Extract each line holding the word "that" from the entries.
▬▬▬▬▬▬
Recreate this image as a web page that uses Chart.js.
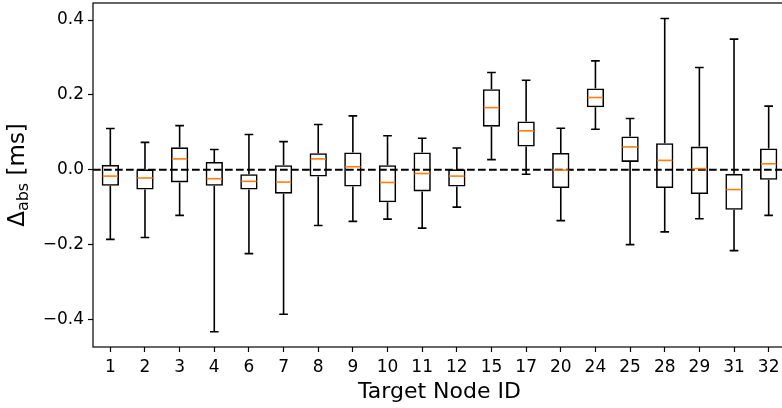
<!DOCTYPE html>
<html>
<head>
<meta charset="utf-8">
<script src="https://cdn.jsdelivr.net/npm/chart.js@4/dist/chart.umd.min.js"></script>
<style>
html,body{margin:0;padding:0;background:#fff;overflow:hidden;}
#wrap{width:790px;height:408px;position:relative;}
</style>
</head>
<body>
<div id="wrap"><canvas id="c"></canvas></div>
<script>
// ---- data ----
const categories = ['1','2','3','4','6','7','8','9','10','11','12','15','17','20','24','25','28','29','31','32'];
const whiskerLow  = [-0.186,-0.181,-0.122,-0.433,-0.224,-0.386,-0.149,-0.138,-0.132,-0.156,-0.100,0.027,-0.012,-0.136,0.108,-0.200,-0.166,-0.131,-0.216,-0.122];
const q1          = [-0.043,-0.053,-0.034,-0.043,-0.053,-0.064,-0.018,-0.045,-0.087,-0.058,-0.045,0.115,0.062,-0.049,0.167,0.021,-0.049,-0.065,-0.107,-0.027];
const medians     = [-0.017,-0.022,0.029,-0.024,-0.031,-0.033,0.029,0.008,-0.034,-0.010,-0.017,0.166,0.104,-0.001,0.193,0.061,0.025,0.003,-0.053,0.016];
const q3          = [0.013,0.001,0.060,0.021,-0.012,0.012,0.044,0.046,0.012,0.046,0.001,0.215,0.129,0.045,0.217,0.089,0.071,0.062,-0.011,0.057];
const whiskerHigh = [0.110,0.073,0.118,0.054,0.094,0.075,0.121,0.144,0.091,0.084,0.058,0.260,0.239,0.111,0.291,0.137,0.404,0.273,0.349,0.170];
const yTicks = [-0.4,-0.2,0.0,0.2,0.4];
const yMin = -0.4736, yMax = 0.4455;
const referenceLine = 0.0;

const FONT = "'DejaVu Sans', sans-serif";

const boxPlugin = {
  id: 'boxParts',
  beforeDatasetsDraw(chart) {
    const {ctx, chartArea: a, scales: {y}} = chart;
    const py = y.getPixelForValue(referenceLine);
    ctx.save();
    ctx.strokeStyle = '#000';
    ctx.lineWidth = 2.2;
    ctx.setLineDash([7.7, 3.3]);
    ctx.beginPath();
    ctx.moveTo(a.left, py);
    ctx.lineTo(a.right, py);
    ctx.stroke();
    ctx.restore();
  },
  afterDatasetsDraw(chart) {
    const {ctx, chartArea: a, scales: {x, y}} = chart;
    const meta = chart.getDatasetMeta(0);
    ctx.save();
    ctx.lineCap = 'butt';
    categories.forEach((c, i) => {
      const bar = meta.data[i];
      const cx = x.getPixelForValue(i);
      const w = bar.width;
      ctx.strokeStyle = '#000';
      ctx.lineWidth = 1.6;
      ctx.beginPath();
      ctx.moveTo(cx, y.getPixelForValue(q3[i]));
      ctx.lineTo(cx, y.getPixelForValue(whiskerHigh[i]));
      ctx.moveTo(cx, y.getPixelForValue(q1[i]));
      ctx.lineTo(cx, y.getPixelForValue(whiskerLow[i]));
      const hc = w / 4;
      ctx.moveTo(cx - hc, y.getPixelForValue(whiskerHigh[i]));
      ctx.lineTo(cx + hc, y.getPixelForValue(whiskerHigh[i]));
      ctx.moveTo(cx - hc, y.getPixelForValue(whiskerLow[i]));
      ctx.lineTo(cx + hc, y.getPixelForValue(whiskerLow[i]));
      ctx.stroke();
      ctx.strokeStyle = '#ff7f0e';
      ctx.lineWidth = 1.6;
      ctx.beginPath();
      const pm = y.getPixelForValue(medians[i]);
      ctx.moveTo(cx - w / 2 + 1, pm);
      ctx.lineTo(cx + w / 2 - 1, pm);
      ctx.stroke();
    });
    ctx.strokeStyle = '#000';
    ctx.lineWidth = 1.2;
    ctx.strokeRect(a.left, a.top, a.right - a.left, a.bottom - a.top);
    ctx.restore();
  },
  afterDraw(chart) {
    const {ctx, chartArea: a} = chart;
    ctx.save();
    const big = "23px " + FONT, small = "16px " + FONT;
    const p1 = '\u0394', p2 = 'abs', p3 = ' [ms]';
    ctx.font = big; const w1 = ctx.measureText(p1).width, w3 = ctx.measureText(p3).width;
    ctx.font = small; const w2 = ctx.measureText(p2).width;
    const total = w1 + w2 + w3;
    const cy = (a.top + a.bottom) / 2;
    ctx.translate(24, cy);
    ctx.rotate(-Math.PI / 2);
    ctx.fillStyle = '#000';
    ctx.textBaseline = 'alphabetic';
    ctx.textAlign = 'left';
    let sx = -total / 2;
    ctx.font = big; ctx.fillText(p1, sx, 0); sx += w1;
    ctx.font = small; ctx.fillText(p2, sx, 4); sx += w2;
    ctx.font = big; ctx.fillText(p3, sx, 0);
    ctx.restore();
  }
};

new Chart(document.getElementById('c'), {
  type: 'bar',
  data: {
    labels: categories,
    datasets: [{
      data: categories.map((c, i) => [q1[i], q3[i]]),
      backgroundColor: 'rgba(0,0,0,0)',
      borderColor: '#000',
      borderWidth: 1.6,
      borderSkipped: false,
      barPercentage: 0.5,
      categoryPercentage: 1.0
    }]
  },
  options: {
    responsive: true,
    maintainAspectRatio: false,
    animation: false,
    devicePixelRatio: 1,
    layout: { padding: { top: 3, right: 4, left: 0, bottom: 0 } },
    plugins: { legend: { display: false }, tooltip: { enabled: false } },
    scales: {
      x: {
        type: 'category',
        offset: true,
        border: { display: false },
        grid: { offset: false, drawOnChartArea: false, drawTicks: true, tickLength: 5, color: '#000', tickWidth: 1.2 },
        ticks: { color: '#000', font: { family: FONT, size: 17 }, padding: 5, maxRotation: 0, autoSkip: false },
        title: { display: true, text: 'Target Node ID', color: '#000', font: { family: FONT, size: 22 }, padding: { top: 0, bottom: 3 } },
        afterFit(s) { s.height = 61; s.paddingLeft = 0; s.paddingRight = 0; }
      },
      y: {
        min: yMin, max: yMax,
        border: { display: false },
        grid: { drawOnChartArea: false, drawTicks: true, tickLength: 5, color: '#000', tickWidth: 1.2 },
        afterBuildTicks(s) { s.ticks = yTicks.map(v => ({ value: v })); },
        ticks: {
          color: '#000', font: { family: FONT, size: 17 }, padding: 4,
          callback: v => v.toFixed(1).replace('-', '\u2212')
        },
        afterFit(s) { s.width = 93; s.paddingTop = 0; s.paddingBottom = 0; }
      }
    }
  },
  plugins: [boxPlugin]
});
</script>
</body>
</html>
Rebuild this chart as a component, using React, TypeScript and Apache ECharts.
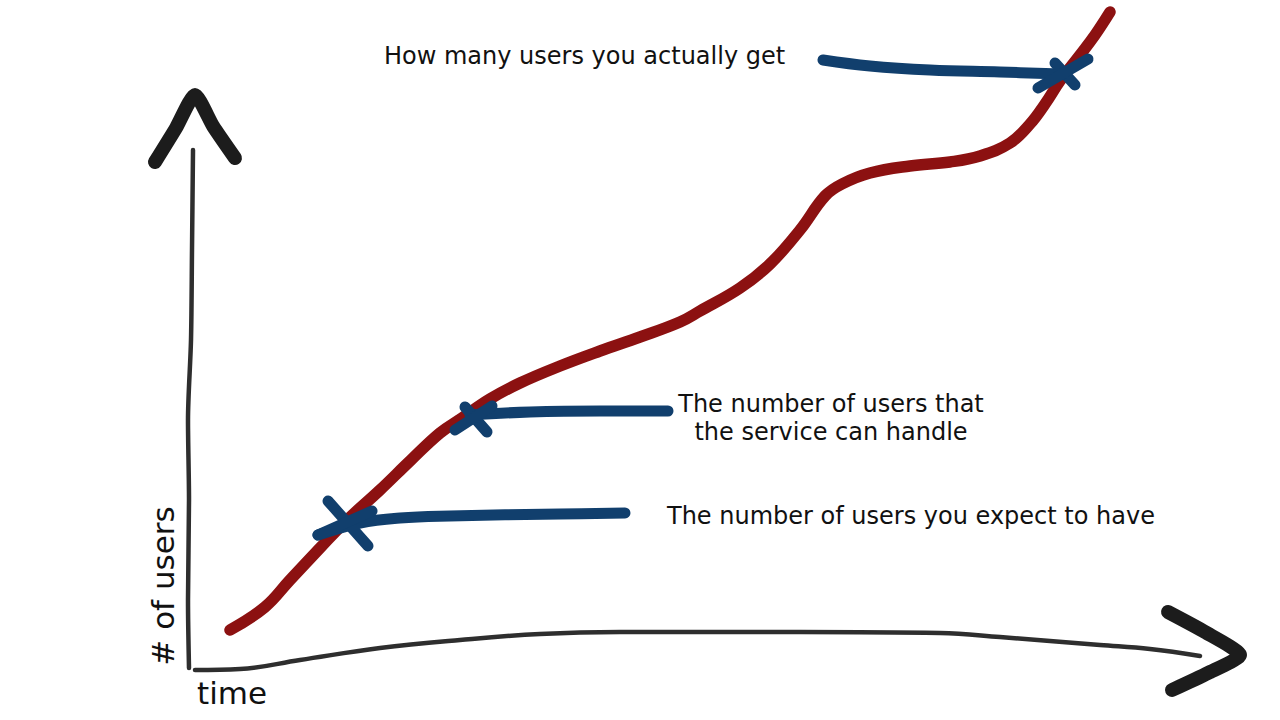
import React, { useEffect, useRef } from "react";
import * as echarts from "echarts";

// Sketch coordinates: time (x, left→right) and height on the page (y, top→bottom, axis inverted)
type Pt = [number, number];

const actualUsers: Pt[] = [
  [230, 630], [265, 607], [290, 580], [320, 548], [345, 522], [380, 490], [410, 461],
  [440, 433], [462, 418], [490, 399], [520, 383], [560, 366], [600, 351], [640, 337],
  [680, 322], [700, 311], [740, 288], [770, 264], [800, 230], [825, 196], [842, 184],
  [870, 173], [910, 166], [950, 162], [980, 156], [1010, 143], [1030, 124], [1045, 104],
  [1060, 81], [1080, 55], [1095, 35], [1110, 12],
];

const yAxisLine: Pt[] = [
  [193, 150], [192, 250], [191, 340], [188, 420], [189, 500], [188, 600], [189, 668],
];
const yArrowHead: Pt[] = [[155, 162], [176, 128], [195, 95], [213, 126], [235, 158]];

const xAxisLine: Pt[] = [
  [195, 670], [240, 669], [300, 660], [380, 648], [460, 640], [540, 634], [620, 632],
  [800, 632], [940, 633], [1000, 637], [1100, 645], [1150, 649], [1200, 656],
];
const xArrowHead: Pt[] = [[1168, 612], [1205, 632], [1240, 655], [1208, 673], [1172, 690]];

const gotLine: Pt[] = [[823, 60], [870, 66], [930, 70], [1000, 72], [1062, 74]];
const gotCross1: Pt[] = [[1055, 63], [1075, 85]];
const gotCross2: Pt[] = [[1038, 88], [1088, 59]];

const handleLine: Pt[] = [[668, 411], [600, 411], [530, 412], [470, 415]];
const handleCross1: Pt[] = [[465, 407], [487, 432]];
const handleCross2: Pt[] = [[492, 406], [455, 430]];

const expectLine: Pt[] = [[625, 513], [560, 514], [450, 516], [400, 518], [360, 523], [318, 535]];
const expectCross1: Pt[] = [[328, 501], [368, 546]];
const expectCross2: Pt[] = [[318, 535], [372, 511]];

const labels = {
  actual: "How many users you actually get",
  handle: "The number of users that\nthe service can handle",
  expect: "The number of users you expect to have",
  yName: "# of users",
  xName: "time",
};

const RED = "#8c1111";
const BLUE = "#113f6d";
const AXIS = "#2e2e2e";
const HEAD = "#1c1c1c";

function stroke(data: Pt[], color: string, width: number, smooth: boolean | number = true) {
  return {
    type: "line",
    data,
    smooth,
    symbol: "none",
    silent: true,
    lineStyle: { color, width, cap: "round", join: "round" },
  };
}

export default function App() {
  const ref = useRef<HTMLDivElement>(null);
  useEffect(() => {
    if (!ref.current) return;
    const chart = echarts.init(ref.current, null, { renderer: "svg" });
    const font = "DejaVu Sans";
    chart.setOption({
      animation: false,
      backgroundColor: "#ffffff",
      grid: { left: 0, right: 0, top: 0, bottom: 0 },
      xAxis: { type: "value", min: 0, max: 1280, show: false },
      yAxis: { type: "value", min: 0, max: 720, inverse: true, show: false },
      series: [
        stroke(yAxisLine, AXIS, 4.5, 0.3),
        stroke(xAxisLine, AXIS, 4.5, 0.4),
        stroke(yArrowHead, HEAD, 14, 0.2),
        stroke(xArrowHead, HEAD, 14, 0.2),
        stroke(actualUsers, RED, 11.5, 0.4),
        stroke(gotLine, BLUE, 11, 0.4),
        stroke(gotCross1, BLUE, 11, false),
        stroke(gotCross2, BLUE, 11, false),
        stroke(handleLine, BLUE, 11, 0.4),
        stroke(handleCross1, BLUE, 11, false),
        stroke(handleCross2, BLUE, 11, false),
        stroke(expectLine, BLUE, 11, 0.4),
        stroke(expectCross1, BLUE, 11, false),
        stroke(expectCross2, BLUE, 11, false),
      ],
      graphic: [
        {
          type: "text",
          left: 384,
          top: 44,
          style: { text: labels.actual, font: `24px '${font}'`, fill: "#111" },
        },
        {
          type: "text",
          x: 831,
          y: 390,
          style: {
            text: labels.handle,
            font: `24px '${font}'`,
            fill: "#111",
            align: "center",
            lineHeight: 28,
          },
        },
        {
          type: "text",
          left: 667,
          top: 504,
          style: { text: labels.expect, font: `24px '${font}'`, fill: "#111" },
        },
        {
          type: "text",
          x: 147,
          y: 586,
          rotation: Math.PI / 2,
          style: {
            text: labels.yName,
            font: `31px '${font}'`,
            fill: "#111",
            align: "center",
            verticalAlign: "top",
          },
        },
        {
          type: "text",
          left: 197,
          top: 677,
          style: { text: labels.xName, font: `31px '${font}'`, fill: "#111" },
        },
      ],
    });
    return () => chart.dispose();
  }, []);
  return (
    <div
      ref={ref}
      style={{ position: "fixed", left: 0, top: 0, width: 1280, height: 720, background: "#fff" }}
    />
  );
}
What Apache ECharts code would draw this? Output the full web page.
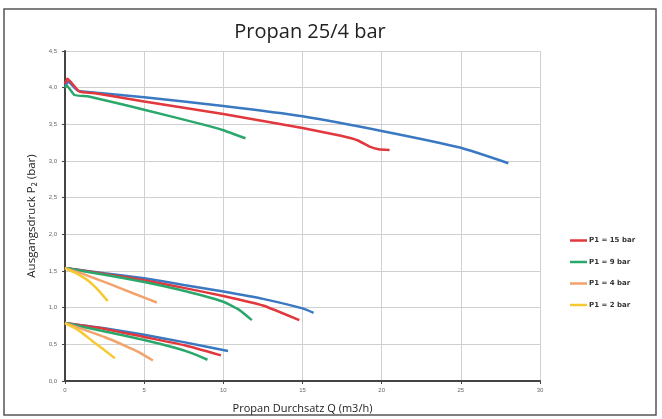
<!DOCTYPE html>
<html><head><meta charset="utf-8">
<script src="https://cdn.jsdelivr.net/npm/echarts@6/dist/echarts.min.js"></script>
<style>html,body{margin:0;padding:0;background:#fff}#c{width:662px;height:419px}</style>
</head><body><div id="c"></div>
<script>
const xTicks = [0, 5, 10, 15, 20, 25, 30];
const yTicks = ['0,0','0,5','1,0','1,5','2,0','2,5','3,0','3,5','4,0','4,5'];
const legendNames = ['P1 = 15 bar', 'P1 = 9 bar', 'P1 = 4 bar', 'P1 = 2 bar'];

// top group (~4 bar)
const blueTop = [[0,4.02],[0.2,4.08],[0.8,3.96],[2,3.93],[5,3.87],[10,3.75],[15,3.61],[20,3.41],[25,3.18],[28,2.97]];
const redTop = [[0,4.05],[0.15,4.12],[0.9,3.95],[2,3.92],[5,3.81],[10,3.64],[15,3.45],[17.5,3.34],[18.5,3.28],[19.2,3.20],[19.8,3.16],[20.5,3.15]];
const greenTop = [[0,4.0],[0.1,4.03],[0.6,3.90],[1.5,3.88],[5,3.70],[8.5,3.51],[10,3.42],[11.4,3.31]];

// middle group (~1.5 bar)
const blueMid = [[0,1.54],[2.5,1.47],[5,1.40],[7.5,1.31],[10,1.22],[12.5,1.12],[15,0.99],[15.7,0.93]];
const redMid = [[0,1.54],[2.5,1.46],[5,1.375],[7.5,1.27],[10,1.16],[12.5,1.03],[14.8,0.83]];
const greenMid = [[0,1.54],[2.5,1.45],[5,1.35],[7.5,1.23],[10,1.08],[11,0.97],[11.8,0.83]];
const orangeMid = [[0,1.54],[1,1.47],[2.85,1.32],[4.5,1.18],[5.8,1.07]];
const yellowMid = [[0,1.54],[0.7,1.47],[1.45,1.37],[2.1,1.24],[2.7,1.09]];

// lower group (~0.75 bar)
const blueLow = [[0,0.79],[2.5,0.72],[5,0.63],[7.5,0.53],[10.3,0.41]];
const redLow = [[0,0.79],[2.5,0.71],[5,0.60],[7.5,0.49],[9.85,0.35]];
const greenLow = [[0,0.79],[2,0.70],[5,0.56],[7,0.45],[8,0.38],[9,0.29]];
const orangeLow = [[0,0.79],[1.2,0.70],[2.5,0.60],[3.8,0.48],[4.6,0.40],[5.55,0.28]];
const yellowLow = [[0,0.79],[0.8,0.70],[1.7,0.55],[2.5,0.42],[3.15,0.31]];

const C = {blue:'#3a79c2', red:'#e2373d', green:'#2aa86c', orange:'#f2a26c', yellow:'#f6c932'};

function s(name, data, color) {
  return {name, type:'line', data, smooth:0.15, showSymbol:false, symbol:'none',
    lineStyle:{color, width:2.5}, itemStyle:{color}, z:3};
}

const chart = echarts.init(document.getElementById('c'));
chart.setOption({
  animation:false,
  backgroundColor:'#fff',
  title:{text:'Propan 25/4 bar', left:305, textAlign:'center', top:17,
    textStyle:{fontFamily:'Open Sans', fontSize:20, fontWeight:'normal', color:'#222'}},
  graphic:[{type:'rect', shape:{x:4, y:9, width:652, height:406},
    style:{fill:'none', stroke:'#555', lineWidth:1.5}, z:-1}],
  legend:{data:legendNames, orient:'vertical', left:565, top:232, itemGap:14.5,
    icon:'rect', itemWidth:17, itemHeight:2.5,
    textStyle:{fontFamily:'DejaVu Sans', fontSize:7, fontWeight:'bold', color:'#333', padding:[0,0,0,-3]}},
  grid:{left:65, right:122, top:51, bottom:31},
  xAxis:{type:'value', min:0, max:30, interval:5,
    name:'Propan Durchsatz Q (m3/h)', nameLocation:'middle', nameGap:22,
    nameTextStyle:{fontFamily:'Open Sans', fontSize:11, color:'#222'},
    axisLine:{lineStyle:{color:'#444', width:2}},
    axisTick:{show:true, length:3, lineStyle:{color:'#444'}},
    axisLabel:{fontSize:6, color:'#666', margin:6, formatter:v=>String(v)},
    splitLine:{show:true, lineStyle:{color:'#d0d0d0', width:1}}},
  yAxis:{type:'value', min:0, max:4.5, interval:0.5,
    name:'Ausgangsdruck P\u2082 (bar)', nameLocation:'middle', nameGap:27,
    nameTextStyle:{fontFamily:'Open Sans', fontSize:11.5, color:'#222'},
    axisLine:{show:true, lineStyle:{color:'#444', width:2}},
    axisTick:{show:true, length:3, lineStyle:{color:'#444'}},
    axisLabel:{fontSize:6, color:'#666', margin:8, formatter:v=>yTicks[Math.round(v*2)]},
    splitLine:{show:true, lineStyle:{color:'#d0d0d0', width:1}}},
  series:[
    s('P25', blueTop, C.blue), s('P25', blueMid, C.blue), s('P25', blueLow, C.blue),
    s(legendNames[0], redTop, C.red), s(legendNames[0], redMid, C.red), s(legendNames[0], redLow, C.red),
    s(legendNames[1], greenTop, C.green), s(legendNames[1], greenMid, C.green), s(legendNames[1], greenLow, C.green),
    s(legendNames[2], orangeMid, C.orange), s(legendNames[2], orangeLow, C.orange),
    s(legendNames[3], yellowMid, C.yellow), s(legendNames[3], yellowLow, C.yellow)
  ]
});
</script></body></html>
▬▬▬▬▬▬
## Task output
Recreate this image as a web page that uses Chart.js.
  handle: "The number of users that\nthe service can handle",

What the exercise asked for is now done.